Nvidia predicts AI-generated videos will grow demand for its microchips
Nvidia anticipates that AI-generated videos will significantly boost demand for its microchips, says its CEO.
Stylized Nvidia logo. Image credit: EdTech Stanford via Flickr, CC BY-NC-ND 2.0 license
The generative artificial intelligence surge has proven to be an ongoing boon for the chip designer. After experiencing a demand spike driven by Big Tech’s rollout of chatbots, Nvidia now foresees that new AI models capable of creating video and engaging in human-like voice interactions will further increase orders for its graphics processors.
Nvidia CEO Jensen Huang commented that video, grounded in reality and physics, represents the next major frontier. Huang emphasized that the vast amount of information tied to 3D video and related learning systems will necessitate substantial computing power.
This need for advanced computational capabilities has driven demand for Nvidia’s Grace Hopper chips, such as the H200, first utilized in OpenAI’s GPT-4o, a multimodal model capable of realistic voice conversations and interactions across text and images.
Other Nvidia customers, including Google DeepMind and Meta Platforms, have also launched AI platforms focused on generating images and videos. On Wednesday, Nvidia projected quarterly revenue well above expectations, attributing this to a more than five-fold increase in sales at its data center unit during the first quarter.
Experts also note that the broad-based demand and the growing need for large language models to be multimodal—understanding video, text, speech, and both 2D and 3D images—are driving Nvidia’s success.

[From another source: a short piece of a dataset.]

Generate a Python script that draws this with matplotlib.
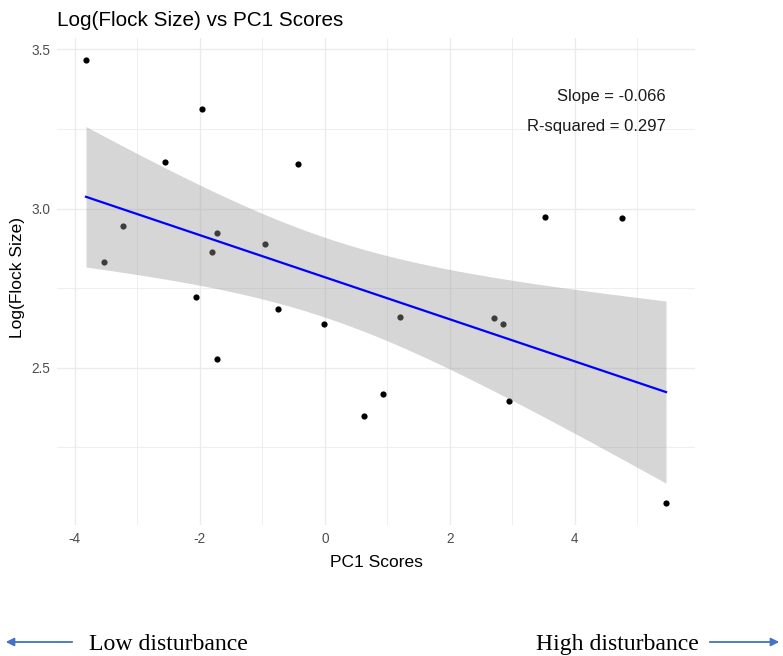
import numpy as np
import matplotlib
matplotlib.use("Agg")
import matplotlib.pyplot as plt
from matplotlib.ticker import MultipleLocator

# PC1 scores and log(flock size)
pc1 = [-3.82, -1.96, -2.55, -0.43, -3.53, -3.235, -1.73, -1.80, -0.95, -2.06, -0.744,
       -0.02, -1.73, 0.93, 0.62, 1.21, 2.70, 2.845, 2.94, 5.46, 3.53, 4.76]
log_flock = [3.466, 3.312, 3.145, 3.141, 2.832, 2.945, 2.924, 2.864, 2.889, 2.722, 2.685,
             2.638, 2.529, 2.419, 2.350, 2.660, 2.656, 2.638, 2.397, 2.076, 2.973, 2.970]

x_ticks = [-4, -2, 0, 2, 4]
y_ticks = [2.5, 3.0, 3.5]
slope_label = "Slope = -0.066"
r2_label = "R-squared = 0.297"

plt.rcParams["axes.unicode_minus"] = False

SANS = ["Liberation Sans", "DejaVu Sans"]
SERIF = ["Liberation Serif", "DejaVu Serif"]
GRID = "#EBEBEB"

x = np.array(pc1)
y = np.array(log_flock)

# linear fit with 95% confidence band (like geom_smooth(method="lm"))
n = len(x)
b1, b0 = np.polyfit(x, y, 1)
resid = y - (b0 + b1 * x)
s = np.sqrt(np.sum(resid ** 2) / (n - 2))
sxx = np.sum((x - x.mean()) ** 2)
t_crit = 2.086  # t(0.975, df=20)
xs = np.linspace(x.min(), x.max(), 80)
fit = b0 + b1 * xs
se = s * np.sqrt(1.0 / n + (xs - x.mean()) ** 2 / sxx)

fig = plt.figure(figsize=(7.83, 6.56), dpi=100)
ax = fig.add_axes([57 / 783, 1 - 525 / 656, 638 / 783, 487 / 656])

# points first so the ribbon greys them out like ggplot
ax.scatter(x, y, s=20, color="black", zorder=2, linewidths=0)
ax.fill_between(xs, fit - t_crit * se, fit + t_crit * se, color="#999999", alpha=0.4,
                linewidth=0, zorder=3)
ax.plot(xs, fit, color="#0000FF", linewidth=1.6, zorder=4)

xr = x.max() - x.min()
yr = y.max() - y.min()
ax.set_xlim(x.min() - 0.05 * xr, x.max() + 0.05 * xr)
ax.set_ylim(y.min() - 0.05 * yr, y.max() + 0.05 * yr)

ax.set_xticks(x_ticks)
ax.set_xticklabels([str(v) for v in x_ticks])
ax.set_yticks(y_ticks)
ax.set_yticklabels([f"{v:.1f}" for v in y_ticks])
ax.xaxis.set_minor_locator(MultipleLocator(1))
ax.yaxis.set_minor_locator(MultipleLocator(0.25))
ax.grid(True, which="major", color=GRID, linewidth=1.0, zorder=0)
ax.grid(True, which="minor", color=GRID, linewidth=0.6, zorder=0)
ax.set_axisbelow(True)
for sp in ax.spines.values():
    sp.set_visible(False)
ax.tick_params(which="both", length=0, labelsize=9.8, labelcolor="#4D4D4D", pad=5)
for lab in ax.get_xticklabels() + ax.get_yticklabels():
    lab.set_family(SANS)

ax.text(x.max(), 3.352, slope_label, ha="right", va="center", fontsize=12,
        family=SANS, color="#1A1A1A")
ax.text(x.max(), 3.258, r2_label, ha="right", va="center", fontsize=12,
        family=SANS, color="#1A1A1A")

fig.text(57 / 783, 1 - 26 / 656, "Log(Flock Size) vs PC1 Scores", ha="left", va="baseline",
         fontsize=14.9, family=SANS, color="black")
fig.text(376 / 783, 1 - 567 / 656, "PC1 Scores", ha="center", va="baseline",
         fontsize=12.5, family=SANS, color="black")
fig.text(18 / 783, 1 - 277 / 656, "Log(Flock Size)", ha="center", va="center", rotation=90,
         fontsize=12.5, family=SANS, color="black")

# disturbance direction arrows below the plot
arrow_y = 1 - 642 / 656
arrow_kw = dict(arrowstyle="-|>", color="#4472C4", lw=1.3, mutation_scale=12)
fig.patches.append(matplotlib.patches.FancyArrowPatch((75 / 783, arrow_y), (3 / 783, arrow_y),
                                                      transform=fig.transFigure, **arrow_kw))
fig.patches.append(matplotlib.patches.FancyArrowPatch((707 / 783, arrow_y), (782 / 783, arrow_y),
                                                      transform=fig.transFigure, **arrow_kw))
fig.text(89 / 783, 1 - 650 / 656, "Low disturbance", ha="left", va="baseline",
         fontsize=17.1, family=SERIF, color="black")
fig.text(699 / 783, 1 - 650 / 656, "High disturbance", ha="right", va="baseline",
         fontsize=17.1, family=SERIF, color="black")

fig.savefig("out.png", dpi=100, facecolor="white")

AI models for video applications in the automotive industry are also becoming significant drivers of demand for Nvidia’s chips. Tesla, for instance, has expanded its cluster of processors used for AI training to approximately 35,000 H100s as part of its pursuit of autonomous driving capabilities. Nvidia’s finance chief, Colette Kress, stated in a post-earnings call that the automotive sector is expected to become the largest enterprise vertical in Nvidia’s data center business this year.